Set problem:
All of the lines below are to be transcribed faithfully, with pictures excluded from the copy.
* * * * * * * * *
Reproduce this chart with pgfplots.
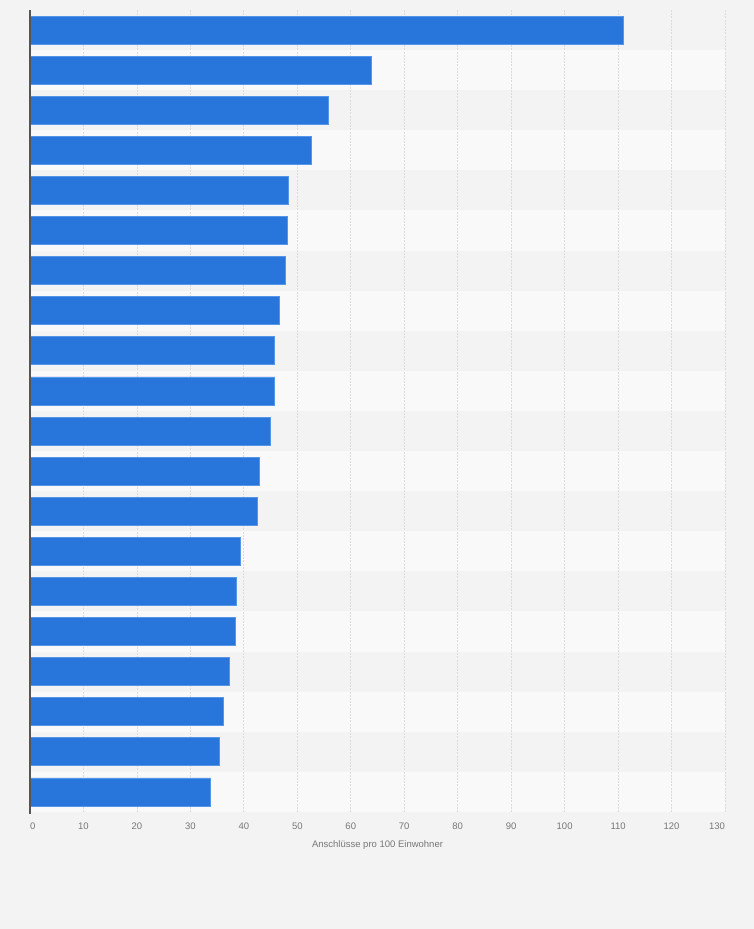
\documentclass[border=0pt]{standalone}
\usepackage{fontspec}
\setmainfont{Liberation Sans}
\usepackage{pgfplots}
\pgfplotsset{compat=1.18}
\definecolor{bgc}{HTML}{F3F3F3}
\definecolor{stripeL}{HTML}{F9F9F9}
\definecolor{barc}{RGB}{40,118,220}
\definecolor{barb}{RGB}{85,150,235}
\definecolor{gridc}{HTML}{DBDBDB}
\definecolor{txtc}{HTML}{777777}
\definecolor{axc}{HTML}{555555}
\begin{document}
\begin{tikzpicture}
\fill[bgc] (0,0) rectangle (754pt,929pt);
\begin{axis}[
  at={(30pt,117pt)}, anchor=south west,
  scale only axis, width=695pt, height=802pt,
  xmin=0, xmax=130, ymin=0.5, ymax=20.5,
  xtick={0,10,...,130}, ytick=\empty,
  xticklabels={\hspace*{5.4pt}0,10,20,30,40,50,60,70,80,90,100,110,120,130\hspace*{16pt}},
  major tick length=0pt,
  axis line style={draw=none},
  xticklabel style={font=\fontsize{9.5}{11}\selectfont, text=txtc, anchor=base, yshift=-18pt},
  xlabel={Anschlüsse pro 100 Einwohner},
  xlabel style={font=\fontsize{9.5}{11}\selectfont, text=txtc, at={(axis description cs:0.5,0)}, anchor=base, yshift=-35.5pt},
  xbar, bar width=0.7, bar shift=0pt,
  clip=false,
]
\pgfplotsinvokeforeach{2,4,...,20}{
  \fill[stripeL] (axis cs:0,#1-1.5) rectangle (axis cs:130,#1-0.5);
}
\pgfplotsinvokeforeach{10,20,...,130}{
  \draw[gridc, line width=0.8pt, dash pattern=on 2pt off 1.2pt] (axis cs:#1,0.5) -- (axis cs:#1,20.5);
}
\addplot[fill=barc, draw=barb, line width=0.8pt] coordinates {
(111.0,20) (63.8,19) (55.9,18) (52.7,17) (48.4,16)
(48.2,15) (47.8,14) (46.7,13) (45.8,12) (45.8,11)
(45.0,10) (42.9,9) (42.6,8) (39.4,7) (38.6,6)
(38.4,5) (37.3,4) (36.2,3) (35.4,2) (33.75,1)
};
\draw[axc, line width=1.3pt] (axis cs:0,0.45) -- (axis cs:0,20.5);
\end{axis}
\end{tikzpicture}
\end{document}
* * * * * * * * *
Response to this exercise:
Reproduce this chart with pgfplots.
\documentclass[border=0pt]{standalone}
\usepackage{fontspec}
\setmainfont{Liberation Sans}
\usepackage{pgfplots}
\pgfplotsset{compat=1.18}
\definecolor{bgc}{HTML}{F3F3F3}
\definecolor{stripeL}{HTML}{F9F9F9}
\definecolor{barc}{RGB}{40,118,220}
\definecolor{barb}{RGB}{85,150,235}
\definecolor{gridc}{HTML}{DBDBDB}
\definecolor{txtc}{HTML}{777777}
\definecolor{axc}{HTML}{555555}
\begin{document}
\begin{tikzpicture}
\fill[bgc] (0,0) rectangle (754pt,929pt);
\begin{axis}[
  at={(30pt,117pt)}, anchor=south west,
  scale only axis, width=695pt, height=802pt,
  xmin=0, xmax=130, ymin=0.5, ymax=20.5,
  xtick={0,10,...,130}, ytick=\empty,
  xticklabels={\hspace*{5.4pt}0,10,20,30,40,50,60,70,80,90,100,110,120,130\hspace*{16pt}},
  major tick length=0pt,
  axis line style={draw=none},
  xticklabel style={font=\fontsize{9.5}{11}\selectfont, text=txtc, anchor=base, yshift=-18pt},
  xlabel={Anschlüsse pro 100 Einwohner},
  xlabel style={font=\fontsize{9.5}{11}\selectfont, text=txtc, at={(axis description cs:0.5,0)}, anchor=base, yshift=-35.5pt},
  xbar, bar width=0.7, bar shift=0pt,
  clip=false,
]
\pgfplotsinvokeforeach{2,4,...,20}{
  \fill[stripeL] (axis cs:0,#1-1.5) rectangle (axis cs:130,#1-0.5);
}
\pgfplotsinvokeforeach{10,20,...,130}{
  \draw[gridc, line width=0.8pt, dash pattern=on 2pt off 1.2pt] (axis cs:#1,0.5) -- (axis cs:#1,20.5);
}
\addplot[fill=barc, draw=barb, line width=0.8pt] coordinates {
(111.0,20) (63.8,19) (55.9,18) (52.7,17) (48.4,16)
(48.2,15) (47.8,14) (46.7,13) (45.8,12) (45.8,11)
(45.0,10) (42.9,9) (42.6,8) (39.4,7) (38.6,6)
(38.4,5) (37.3,4) (36.2,3) (35.4,2) (33.75,1)
};
\draw[axc, line width=1.3pt] (axis cs:0,0.45) -- (axis cs:0,20.5);
\end{axis}
\end{tikzpicture}
\end{document}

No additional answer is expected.